## Begin DATA EXTRACT

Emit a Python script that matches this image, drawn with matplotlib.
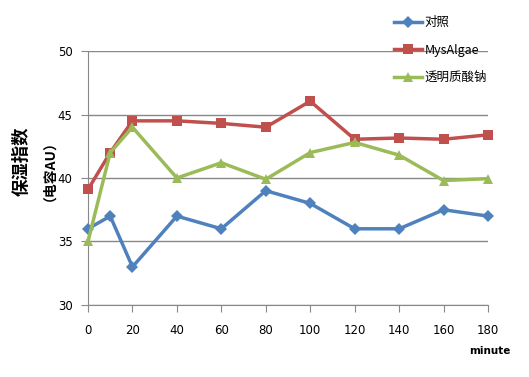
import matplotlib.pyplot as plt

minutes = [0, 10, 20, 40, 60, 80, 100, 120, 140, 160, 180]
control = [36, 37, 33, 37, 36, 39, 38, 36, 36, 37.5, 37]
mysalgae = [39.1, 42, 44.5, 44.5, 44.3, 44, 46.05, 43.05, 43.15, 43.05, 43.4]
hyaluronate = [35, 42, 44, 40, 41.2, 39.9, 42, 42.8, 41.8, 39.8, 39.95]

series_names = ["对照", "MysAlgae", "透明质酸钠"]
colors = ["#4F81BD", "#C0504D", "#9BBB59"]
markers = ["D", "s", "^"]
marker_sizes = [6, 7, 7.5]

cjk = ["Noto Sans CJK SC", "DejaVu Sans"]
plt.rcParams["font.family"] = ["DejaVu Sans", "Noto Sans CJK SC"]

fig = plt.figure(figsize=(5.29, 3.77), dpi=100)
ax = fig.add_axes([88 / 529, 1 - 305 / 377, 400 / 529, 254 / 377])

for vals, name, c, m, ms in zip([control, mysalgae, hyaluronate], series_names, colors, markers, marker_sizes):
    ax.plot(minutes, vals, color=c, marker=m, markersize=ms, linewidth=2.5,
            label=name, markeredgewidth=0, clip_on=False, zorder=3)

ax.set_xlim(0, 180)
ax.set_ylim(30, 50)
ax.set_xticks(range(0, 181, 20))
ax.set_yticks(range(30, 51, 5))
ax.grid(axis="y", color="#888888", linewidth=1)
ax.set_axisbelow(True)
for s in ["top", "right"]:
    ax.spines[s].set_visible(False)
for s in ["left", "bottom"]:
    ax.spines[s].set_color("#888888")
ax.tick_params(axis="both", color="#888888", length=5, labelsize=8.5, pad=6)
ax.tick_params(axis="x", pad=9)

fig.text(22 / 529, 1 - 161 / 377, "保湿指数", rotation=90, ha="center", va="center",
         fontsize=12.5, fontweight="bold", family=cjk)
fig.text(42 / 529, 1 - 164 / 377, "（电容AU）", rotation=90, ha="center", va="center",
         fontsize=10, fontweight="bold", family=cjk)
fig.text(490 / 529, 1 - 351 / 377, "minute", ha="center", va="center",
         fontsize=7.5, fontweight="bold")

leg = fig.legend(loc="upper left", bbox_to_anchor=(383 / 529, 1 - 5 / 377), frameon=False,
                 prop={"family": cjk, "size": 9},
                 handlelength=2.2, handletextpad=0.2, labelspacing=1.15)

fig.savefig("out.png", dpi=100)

## End DATA EXTRACT

WRITTEN TASK: Show, from the listing above, each line that contains the word "matplotlib".

SOLUTION TO THE PROBLEM:
Emit a Python script that matches this image, drawn with matplotlib.
import matplotlib.pyplot as plt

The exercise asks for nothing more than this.